Un défi pour les fabricants français : le virage du granulé

 

Le cabinet Xerfi estime que le succès des industriels dépendra "de leurs capacités d'investissement" afin de faire face aux contraintes réglementaires et au durcissement des standards de qualité. "Or, bon nombre d'équipementiers affiche des marges restreintes et certains ont même dû réduire leurs effectifs, à l'image de Cheminées Philippe, qui a licencié 140 salariés en mai 2016", note-t-il. Le nombre de sociétés devrait donc, toujours selon les experts, diminuer. "Pour rester dans la course, les opérateurs tricolores doivent opérer un virage stratégique inédit et repenser leur modèle d'affaires.
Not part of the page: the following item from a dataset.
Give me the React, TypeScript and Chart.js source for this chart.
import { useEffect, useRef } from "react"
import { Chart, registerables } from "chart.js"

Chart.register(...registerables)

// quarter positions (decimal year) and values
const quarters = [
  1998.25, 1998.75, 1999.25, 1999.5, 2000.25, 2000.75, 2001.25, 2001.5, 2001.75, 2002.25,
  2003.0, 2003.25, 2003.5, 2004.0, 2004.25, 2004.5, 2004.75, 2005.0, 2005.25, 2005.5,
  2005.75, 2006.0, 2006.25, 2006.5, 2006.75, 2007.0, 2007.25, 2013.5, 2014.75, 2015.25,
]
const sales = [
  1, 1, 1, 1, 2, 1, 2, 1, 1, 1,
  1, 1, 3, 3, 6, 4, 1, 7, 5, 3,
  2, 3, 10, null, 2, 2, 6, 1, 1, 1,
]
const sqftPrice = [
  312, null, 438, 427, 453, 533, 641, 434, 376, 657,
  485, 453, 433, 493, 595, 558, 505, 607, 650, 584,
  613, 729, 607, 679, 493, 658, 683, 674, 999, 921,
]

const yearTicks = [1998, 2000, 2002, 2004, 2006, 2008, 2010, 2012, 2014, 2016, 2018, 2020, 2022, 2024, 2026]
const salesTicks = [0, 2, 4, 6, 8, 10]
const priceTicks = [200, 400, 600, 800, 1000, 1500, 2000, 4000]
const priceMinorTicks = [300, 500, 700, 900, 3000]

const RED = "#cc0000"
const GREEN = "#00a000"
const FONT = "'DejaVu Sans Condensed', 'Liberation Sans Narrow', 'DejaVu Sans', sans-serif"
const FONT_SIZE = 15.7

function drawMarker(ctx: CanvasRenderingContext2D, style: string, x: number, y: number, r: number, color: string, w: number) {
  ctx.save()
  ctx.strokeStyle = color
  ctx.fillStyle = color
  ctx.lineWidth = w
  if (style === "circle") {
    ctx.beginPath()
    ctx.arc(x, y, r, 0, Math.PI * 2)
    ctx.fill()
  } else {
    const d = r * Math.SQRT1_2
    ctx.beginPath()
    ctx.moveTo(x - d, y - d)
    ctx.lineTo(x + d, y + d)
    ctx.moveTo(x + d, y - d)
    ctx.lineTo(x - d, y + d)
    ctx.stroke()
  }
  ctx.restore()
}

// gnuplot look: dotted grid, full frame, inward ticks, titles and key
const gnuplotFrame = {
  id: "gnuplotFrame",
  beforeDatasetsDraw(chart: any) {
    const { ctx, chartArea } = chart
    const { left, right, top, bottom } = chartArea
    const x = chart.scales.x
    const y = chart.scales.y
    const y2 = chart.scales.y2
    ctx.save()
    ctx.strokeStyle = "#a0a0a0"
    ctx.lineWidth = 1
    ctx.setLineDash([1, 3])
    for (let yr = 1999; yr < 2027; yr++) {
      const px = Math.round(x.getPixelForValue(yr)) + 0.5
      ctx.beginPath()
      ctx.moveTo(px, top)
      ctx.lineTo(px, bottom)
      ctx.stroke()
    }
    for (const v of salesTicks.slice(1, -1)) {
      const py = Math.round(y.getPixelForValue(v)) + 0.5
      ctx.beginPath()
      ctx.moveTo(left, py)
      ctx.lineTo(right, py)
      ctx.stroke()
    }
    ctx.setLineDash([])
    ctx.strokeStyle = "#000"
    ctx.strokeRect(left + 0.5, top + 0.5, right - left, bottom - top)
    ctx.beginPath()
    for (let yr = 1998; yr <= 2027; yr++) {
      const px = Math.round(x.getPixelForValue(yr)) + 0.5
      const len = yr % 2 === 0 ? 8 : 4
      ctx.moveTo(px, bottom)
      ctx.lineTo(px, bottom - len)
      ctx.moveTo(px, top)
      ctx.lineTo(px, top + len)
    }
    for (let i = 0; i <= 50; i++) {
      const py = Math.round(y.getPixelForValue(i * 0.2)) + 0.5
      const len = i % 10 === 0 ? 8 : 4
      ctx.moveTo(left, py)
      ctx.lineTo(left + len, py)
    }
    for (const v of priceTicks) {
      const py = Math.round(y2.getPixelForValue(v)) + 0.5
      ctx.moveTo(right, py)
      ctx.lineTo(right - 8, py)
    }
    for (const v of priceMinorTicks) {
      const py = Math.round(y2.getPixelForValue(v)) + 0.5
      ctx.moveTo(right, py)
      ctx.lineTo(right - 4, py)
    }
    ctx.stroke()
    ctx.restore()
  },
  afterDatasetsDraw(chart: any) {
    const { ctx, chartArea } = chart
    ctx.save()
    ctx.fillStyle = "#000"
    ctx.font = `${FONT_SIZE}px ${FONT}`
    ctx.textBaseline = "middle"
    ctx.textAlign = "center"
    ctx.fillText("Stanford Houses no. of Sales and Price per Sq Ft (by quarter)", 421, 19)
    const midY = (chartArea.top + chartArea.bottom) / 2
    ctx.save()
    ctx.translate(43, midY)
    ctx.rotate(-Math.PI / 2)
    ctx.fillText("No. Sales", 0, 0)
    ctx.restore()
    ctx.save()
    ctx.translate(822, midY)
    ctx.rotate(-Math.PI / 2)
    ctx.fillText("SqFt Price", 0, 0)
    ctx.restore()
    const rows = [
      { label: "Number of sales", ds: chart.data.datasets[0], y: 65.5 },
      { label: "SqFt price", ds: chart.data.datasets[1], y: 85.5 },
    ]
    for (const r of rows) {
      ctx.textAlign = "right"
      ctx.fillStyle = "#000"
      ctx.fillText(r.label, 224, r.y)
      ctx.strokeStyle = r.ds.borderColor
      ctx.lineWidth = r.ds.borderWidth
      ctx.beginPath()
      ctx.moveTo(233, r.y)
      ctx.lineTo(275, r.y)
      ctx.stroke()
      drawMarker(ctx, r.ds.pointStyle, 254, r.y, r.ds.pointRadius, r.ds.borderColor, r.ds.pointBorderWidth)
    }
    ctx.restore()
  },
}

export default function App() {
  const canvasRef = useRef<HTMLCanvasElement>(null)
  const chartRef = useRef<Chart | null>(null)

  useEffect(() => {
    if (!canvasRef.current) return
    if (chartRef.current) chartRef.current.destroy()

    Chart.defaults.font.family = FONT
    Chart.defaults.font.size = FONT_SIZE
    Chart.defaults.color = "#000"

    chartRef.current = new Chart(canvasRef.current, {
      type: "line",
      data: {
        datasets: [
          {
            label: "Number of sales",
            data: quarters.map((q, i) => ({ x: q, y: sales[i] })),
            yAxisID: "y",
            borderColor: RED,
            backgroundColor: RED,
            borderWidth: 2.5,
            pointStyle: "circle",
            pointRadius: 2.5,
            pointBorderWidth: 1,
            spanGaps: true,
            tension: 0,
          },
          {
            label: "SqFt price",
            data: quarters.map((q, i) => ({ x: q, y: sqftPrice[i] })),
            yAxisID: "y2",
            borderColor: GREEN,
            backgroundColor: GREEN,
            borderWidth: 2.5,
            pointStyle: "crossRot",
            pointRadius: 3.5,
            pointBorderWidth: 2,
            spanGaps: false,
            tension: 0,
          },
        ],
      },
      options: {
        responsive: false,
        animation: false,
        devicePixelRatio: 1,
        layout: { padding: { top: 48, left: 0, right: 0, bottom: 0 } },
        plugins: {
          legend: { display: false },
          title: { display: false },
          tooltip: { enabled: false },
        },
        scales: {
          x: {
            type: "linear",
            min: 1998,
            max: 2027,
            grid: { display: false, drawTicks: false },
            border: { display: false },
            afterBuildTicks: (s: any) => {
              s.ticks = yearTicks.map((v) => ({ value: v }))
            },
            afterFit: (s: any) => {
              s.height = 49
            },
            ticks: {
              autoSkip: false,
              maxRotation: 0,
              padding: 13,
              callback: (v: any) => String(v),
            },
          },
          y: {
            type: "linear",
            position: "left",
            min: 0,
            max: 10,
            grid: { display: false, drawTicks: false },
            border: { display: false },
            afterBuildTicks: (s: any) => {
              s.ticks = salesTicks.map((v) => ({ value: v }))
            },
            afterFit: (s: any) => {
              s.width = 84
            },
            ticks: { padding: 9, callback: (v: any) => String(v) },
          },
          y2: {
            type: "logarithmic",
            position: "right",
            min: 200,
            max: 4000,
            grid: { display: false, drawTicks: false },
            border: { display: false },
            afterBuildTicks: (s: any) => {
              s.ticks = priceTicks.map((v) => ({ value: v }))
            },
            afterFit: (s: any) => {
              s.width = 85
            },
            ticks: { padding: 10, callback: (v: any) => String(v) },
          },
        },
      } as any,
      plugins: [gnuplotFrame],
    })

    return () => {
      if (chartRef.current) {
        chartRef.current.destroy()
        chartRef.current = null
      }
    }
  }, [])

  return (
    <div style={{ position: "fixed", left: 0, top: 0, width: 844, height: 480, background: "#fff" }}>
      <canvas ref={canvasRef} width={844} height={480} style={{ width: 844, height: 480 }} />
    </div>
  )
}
Ce qui passe d'abord par un repositionnement sur les segments les plus porteurs, appareils à granulés en tête", assurent-ils. Les ventes de ces machines sont en effet passées de 10.000 unités en 2006 à plus de 100.000 dix ans plus tard. Les consommateurs seraient aujourd'hui à la recherche d'équipements innovants (y compris poly-combustibles), autonomes, compacts et modulaires, capables de s'adapter à leurs besoins, y compris en ville. Enfin, les analystes envisagent que l'offre de services devrait également augmenter avec la mise à disposition d'outils digitaux afin d'améliorer l'expérience client.